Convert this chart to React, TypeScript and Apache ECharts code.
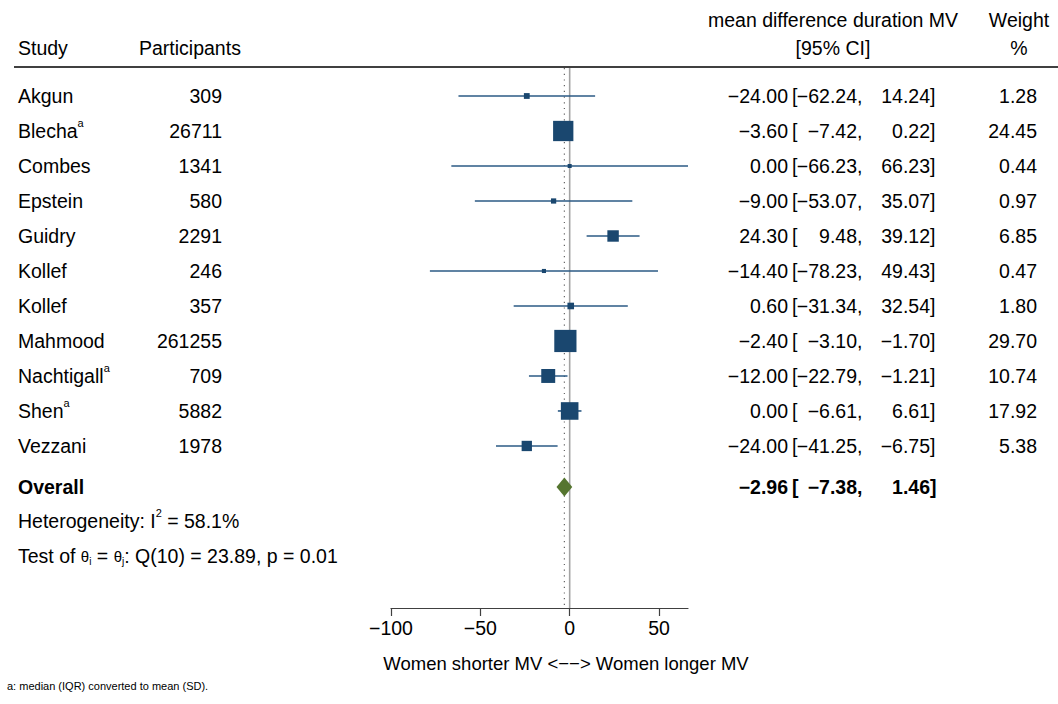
import React, { useEffect, useRef } from "react";
import * as echarts from "echarts";

// Study-level results: mean difference in duration of mechanical ventilation (women vs men)
const studies = ["Akgun", "Blecha", "Combes", "Epstein", "Guidry", "Kollef", "Kollef", "Mahmood", "Nachtigall", "Shen", "Vezzani"];
const convertedFromMedian = [false, true, false, false, false, false, false, false, true, true, false];
const participants = [309, 26711, 1341, 580, 2291, 246, 357, 261255, 709, 5882, 1978];
const meanDiff = [-24.0, -3.6, 0.0, -9.0, 24.3, -14.4, 0.6, -2.4, -12.0, 0.0, -24.0];
const ciLow = [-62.24, -7.42, -66.23, -53.07, 9.48, -78.23, -31.34, -3.1, -22.79, -6.61, -41.25];
const ciHigh = [14.24, 0.22, 66.23, 35.07, 39.12, 49.43, 32.54, -1.7, -1.21, 6.61, -6.75];
const weights = [1.28, 24.45, 0.44, 0.97, 6.85, 0.47, 1.8, 29.7, 10.74, 17.92, 5.38];

// Pooled estimate
const overallEst = -2.96;
const overallLow = -7.38;
const overallHigh = 1.46;
const heterogeneityI2 = "58.1%";
const qText = "Q(10) = 23.89, p = 0.01";

// Axis
const xTicks = [-100, -50, 0, 50];
const xMin = -100;
const xMax = 66.23;

const FONT = "'Liberation Sans', Arial, Helvetica, sans-serif";
const FS = 19.5;
const NAVY = "#1a476f";
const CI_COLOR = "#2b5a85";
const OLIVE = "#55752f";

// row positions on the (inverted) y value axis
const Y_MIN = -0.8;
const Y_MAX = 14.63;
const OVERALL_ROW = 11.17;
const HET_ROW = 12.14;
const TEST_ROW = 13.14;

const measureCtx = document.createElement("canvas").getContext("2d") as CanvasRenderingContext2D;
function measure(t: string, size: number, bold = false) {
  measureCtx.font = `${bold ? "bold " : ""}${size}px ${FONT}`;
  return measureCtx.measureText(t).width;
}

const minus = (s: string) => s.replace(/-/g, "\u2212");
const fmt = (v: number) => minus(v.toFixed(2));

function txt(x: number, y: number, text: string, align = "left", size = FS, bold = false, fill = "#000") {
  return {
    type: "text",
    x,
    y,
    style: {
      text,
      font: `${bold ? "bold " : ""}${size}px ${FONT}`,
      fill,
      align,
      textAlign: align,
      verticalAlign: "middle",
      textVerticalAlign: "middle",
    },
  };
}

type Seg = { t: string; size?: number; dy?: number; bold?: boolean };
function runs(x: number, y: number, segs: Seg[]) {
  const out: any[] = [];
  let cx = x;
  for (const s of segs) {
    const size = s.size ?? FS;
    out.push(txt(cx, y + (s.dy ?? 0), s.t, "left", size, !!s.bold));
    cx += measure(s.t, size, !!s.bold);
  }
  return out;
}

function effectCells(y: number, est: number, lo: number, hi: number, bold: boolean) {
  return [
    txt(788, y, fmt(est), "right", FS, bold),
    txt(792, y, "[", "left", FS, bold),
    txt(857, y, fmt(lo), "right", FS, bold),
    txt(857, y, ",", "left", FS, bold),
    txt(930, y, fmt(hi), "right", FS, bold),
    txt(930, y, "]", "left", FS, bold),
  ];
}

export default function App() {
  const ref = useRef<HTMLDivElement>(null);

  useEffect(() => {
    if (!ref.current) return;
    const chart = echarts.init(ref.current, null, { renderer: "svg" });

    const forestData = studies.map((_, i) => [i, meanDiff[i], ciLow[i], ciHigh[i], weights[i]]);
    const textData = studies.map((_, i) => [i]);

    const option: any = {
      animation: false,
      backgroundColor: "#fff",
      grid: { left: 391, right: 370, top: 68, bottom: 96 },
      xAxis: {
        type: "value",
        min: xMin,
        max: xMax,
        interval: 50,
        splitLine: { show: false },
        axisLine: { show: true, onZero: false, lineStyle: { color: "#404040", width: 1.2 } },
        axisTick: { show: true, length: 8, customValues: xTicks, lineStyle: { color: "#404040", width: 1.2 } },
        axisLabel: {
          customValues: xTicks,
          formatter: (v: number) => minus(String(v)),
          fontSize: FS,
          fontFamily: FONT,
          color: "#000",
          margin: 10,
        },
      },
      yAxis: {
        type: "value",
        inverse: true,
        min: Y_MIN,
        max: Y_MAX,
        show: false,
        splitLine: { show: false },
      },
      series: [
        {
          type: "line",
          data: [[0, Y_MIN], [0, Y_MAX]],
          symbol: "none",
          lineStyle: { color: "#a3a3a3", width: 1.6 },
          z: 1,
        },
        {
          type: "line",
          data: [[overallEst, Y_MIN], [overallEst, Y_MAX]],
          symbol: "none",
          lineStyle: { color: "#666", width: 1.2, type: [1.2, 4.5] },
          z: 1,
        },
        {
          type: "custom",
          data: forestData,
          encode: { x: [1, 2, 3], y: 0 },
          z: 3,
          renderItem: (_p: any, api: any) => {
            const row = api.value(0);
            const [xm, y] = api.coord([api.value(1), row]);
            const xl = api.coord([api.value(2), row])[0];
            const xh = api.coord([api.value(3), row])[0];
            // marker area grows with the study weight
            const side = 1.5 + 3.8 * Math.sqrt(api.value(4));
            return {
              type: "group",
              children: [
                { type: "line", shape: { x1: xl, y1: y, x2: xh, y2: y }, style: { stroke: CI_COLOR, lineWidth: 1.6 } },
                { type: "rect", shape: { x: xm - side / 2, y: y - side / 2, width: side, height: side }, style: { fill: NAVY } },
              ],
            };
          },
        },
        {
          type: "custom",
          data: [[OVERALL_ROW, overallEst, overallLow, overallHigh]],
          encode: { x: [1, 2, 3], y: 0 },
          z: 3,
          renderItem: (_p: any, api: any) => {
            const row = api.value(0);
            const [xm, y] = api.coord([api.value(1), row]);
            const xl = api.coord([api.value(2), row])[0];
            const xh = api.coord([api.value(3), row])[0];
            const h = 9.5;
            return {
              type: "polygon",
              shape: { points: [[xl, y], [xm, y - h], [xh, y], [xm, y + h]] },
              style: { fill: OLIVE },
            };
          },
        },
        {
          type: "custom",
          data: textData,
          encode: { y: 0 },
          z: 4,
          renderItem: (_p: any, api: any) => {
            const i = api.value(0);
            const y = api.coord([0, i])[1];
            const name = studies[i];
            const children: any[] = [txt(18, y, name)];
            if (convertedFromMedian[i]) {
              children.push(txt(18 + measure(name, FS), y - 8, "a", "left", 11));
            }
            children.push(txt(222, y, String(participants[i]), "right"));
            children.push(...effectCells(y, meanDiff[i], ciLow[i], ciHigh[i], false));
            children.push(txt(1037, y, weights[i].toFixed(2), "right"));
            return { type: "group", children };
          },
        },
        {
          type: "custom",
          data: [[OVERALL_ROW, HET_ROW, TEST_ROW]],
          encode: { y: [0, 1, 2] },
          z: 4,
          renderItem: (_p: any, api: any) => {
            const yo = api.coord([0, api.value(0)])[1];
            const yh = api.coord([0, api.value(1)])[1];
            const yt = api.coord([0, api.value(2)])[1];
            const children: any[] = [txt(18, yo, "Overall", "left", FS, true)];
            children.push(...effectCells(yo, overallEst, overallLow, overallHigh, true));
            children.push(
              ...runs(18, yh, [
                { t: "Heterogeneity: I" },
                { t: "2", size: 11, dy: -8 },
                { t: " = " + heterogeneityI2 },
              ])
            );
            children.push(
              ...runs(18, yt, [
                { t: "Test of " },
                { t: "\u03b8", size: 15, dy: 1 },
                { t: "i", size: 10, dy: 6 },
                { t: " = " },
                { t: "\u03b8", size: 15, dy: 1 },
                { t: "j", size: 10, dy: 6 },
                { t: ": " + qText },
              ])
            );
            return { type: "group", children };
          },
        },
      ],
      graphic: [
        txt(18, 48, "Study"),
        txt(139, 48, "Participants"),
        txt(833, 20, "mean difference duration MV", "center"),
        txt(833, 48, "[95% CI]", "center"),
        txt(1019, 20, "Weight", "center"),
        txt(1019, 48, "%", "center"),
        { type: "line", shape: { x1: 14, y1: 67, x2: 1058, y2: 67 }, style: { stroke: "#000", lineWidth: 1.6 } },
        txt(566, 663, "Women shorter MV <\u2212\u2212> Women longer MV", "center", 18.5),
        txt(7, 686, "a: median (IQR) converted to mean (SD).", "left", 11),
      ],
    };

    chart.setOption(option);
    return () => chart.dispose();
  }, []);

  return (
    <div
      ref={ref}
      style={{ position: "fixed", left: 0, top: 0, width: 1058, height: 704, background: "#fff" }}
    />
  );
}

# Task goal
Leave the pictures out and reproduce exactly the lines from the top of the listing above through the line with "import * as".

# Answer to this task
Convert this chart to React, TypeScript and Apache ECharts code.
import React, { useEffect, useRef } from "react";
import * as echarts from "echarts";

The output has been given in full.